## Given exercise
Repeat all of the material below exactly as written, images excluded.

— START —

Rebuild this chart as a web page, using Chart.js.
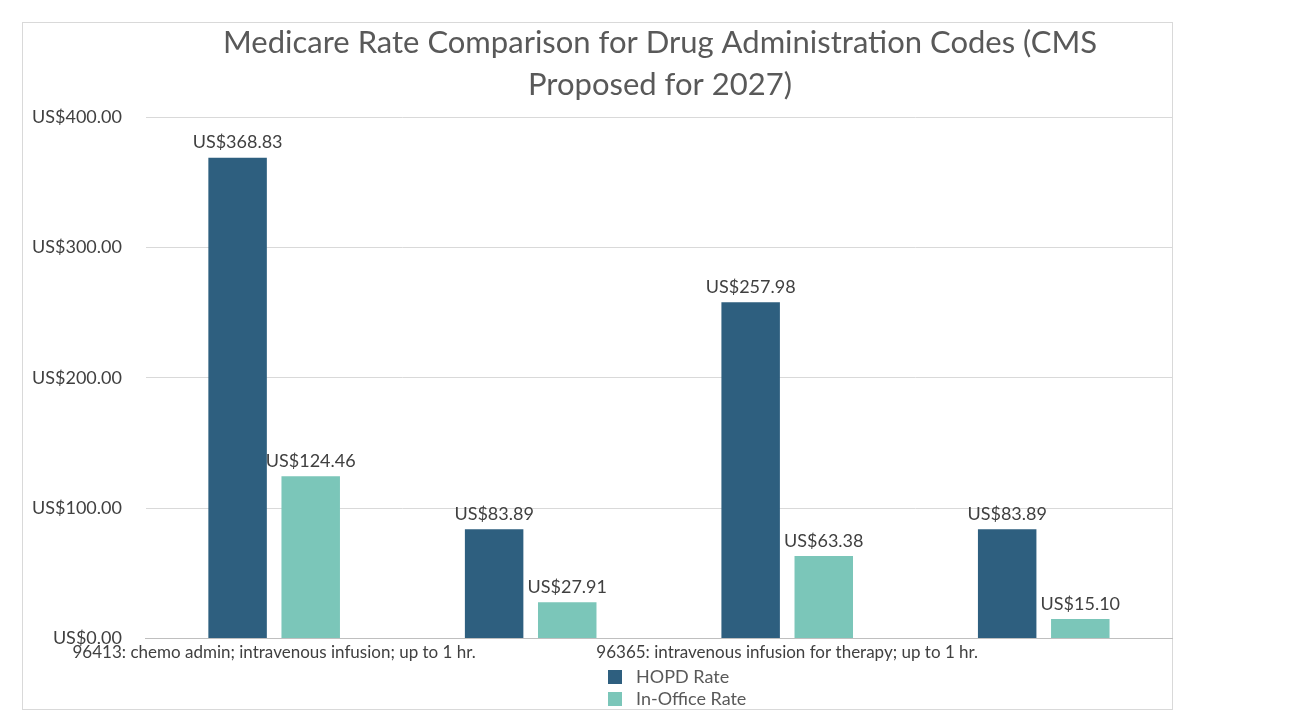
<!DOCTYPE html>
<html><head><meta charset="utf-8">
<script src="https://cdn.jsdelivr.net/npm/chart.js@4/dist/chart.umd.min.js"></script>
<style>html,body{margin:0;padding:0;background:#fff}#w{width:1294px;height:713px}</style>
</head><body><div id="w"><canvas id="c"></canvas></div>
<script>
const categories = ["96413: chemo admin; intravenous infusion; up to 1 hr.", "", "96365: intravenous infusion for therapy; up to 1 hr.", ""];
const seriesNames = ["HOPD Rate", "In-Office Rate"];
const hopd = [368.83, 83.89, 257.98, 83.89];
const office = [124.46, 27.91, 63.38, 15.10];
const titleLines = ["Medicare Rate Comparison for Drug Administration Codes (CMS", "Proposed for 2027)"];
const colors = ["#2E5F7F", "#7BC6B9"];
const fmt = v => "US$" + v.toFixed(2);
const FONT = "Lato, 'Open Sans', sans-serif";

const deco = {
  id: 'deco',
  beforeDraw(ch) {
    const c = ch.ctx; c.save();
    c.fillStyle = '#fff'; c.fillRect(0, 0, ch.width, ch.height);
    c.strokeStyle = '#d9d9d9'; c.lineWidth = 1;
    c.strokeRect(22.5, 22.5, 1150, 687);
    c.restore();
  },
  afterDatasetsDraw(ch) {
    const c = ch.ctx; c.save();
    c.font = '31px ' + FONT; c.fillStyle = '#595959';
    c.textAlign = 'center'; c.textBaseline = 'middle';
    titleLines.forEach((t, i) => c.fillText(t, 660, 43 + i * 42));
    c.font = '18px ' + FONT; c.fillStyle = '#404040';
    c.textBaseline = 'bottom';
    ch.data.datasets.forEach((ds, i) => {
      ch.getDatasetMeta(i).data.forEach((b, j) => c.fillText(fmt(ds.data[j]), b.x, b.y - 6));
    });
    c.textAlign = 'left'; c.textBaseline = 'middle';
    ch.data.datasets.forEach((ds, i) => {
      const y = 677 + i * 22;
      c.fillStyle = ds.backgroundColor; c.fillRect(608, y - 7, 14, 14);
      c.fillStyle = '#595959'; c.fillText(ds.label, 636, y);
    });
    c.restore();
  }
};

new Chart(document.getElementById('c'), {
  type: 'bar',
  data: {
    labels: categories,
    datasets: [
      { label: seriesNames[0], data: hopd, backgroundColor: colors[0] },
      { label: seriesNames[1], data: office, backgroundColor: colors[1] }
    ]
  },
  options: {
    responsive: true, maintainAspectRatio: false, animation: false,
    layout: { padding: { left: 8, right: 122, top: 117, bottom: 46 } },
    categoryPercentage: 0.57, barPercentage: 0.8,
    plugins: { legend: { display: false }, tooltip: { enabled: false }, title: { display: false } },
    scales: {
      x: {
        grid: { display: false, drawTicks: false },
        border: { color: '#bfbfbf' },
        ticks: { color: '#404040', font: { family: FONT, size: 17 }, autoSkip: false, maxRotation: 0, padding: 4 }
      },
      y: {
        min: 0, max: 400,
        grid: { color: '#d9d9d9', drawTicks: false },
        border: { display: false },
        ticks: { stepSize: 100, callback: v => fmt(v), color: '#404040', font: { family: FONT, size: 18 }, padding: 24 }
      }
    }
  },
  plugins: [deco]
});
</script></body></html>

— END —

## Answer for the task
Rebuild this chart as a web page, using Chart.js.
<!DOCTYPE html>
<html><head><meta charset="utf-8">
<script src="https://cdn.jsdelivr.net/npm/chart.js@4/dist/chart.umd.min.js"></script>
<style>html,body{margin:0;padding:0;background:#fff}#w{width:1294px;height:713px}</style>
</head><body><div id="w"><canvas id="c"></canvas></div>
<script>
const categories = ["96413: chemo admin; intravenous infusion; up to 1 hr.", "", "96365: intravenous infusion for therapy; up to 1 hr.", ""];
const seriesNames = ["HOPD Rate", "In-Office Rate"];
const hopd = [368.83, 83.89, 257.98, 83.89];
const office = [124.46, 27.91, 63.38, 15.10];
const titleLines = ["Medicare Rate Comparison for Drug Administration Codes (CMS", "Proposed for 2027)"];
const colors = ["#2E5F7F", "#7BC6B9"];
const fmt = v => "US$" + v.toFixed(2);
const FONT = "Lato, 'Open Sans', sans-serif";

const deco = {
  id: 'deco',
  beforeDraw(ch) {
    const c = ch.ctx; c.save();
    c.fillStyle = '#fff'; c.fillRect(0, 0, ch.width, ch.height);
    c.strokeStyle = '#d9d9d9'; c.lineWidth = 1;
    c.strokeRect(22.5, 22.5, 1150, 687);
    c.restore();
  },
  afterDatasetsDraw(ch) {
    const c = ch.ctx; c.save();
    c.font = '31px ' + FONT; c.fillStyle = '#595959';
    c.textAlign = 'center'; c.textBaseline = 'middle';
    titleLines.forEach((t, i) => c.fillText(t, 660, 43 + i * 42));
    c.font = '18px ' + FONT; c.fillStyle = '#404040';
    c.textBaseline = 'bottom';
    ch.data.datasets.forEach((ds, i) => {
      ch.getDatasetMeta(i).data.forEach((b, j) => c.fillText(fmt(ds.data[j]), b.x, b.y - 6));
    });
    c.textAlign = 'left'; c.textBaseline = 'middle';
    ch.data.datasets.forEach((ds, i) => {
      const y = 677 + i * 22;
      c.fillStyle = ds.backgroundColor; c.fillRect(608, y - 7, 14, 14);
      c.fillStyle = '#595959'; c.fillText(ds.label, 636, y);
    });
    c.restore();
  }
};

new Chart(document.getElementById('c'), {
  type: 'bar',
  data: {
    labels: categories,
    datasets: [
      { label: seriesNames[0], data: hopd, backgroundColor: colors[0] },
      { label: seriesNames[1], data: office, backgroundColor: colors[1] }
    ]
  },
  options: {
    responsive: true, maintainAspectRatio: false, animation: false,
    layout: { padding: { left: 8, right: 122, top: 117, bottom: 46 } },
    categoryPercentage: 0.57, barPercentage: 0.8,
    plugins: { legend: { display: false }, tooltip: { enabled: false }, title: { display: false } },
    scales: {
      x: {
        grid: { display: false, drawTicks: false },
        border: { color: '#bfbfbf' },
        ticks: { color: '#404040', font: { family: FONT, size: 17 }, autoSkip: false, maxRotation: 0, padding: 4 }
      },
      y: {
        min: 0, max: 400,
        grid: { color: '#d9d9d9', drawTicks: false },
        border: { display: false },
        ticks: { stepSize: 100, callback: v => fmt(v), color: '#404040', font: { family: FONT, size: 18 }, padding: 24 }
      }
    }
  },
  plugins: [deco]
});
</script></body></html>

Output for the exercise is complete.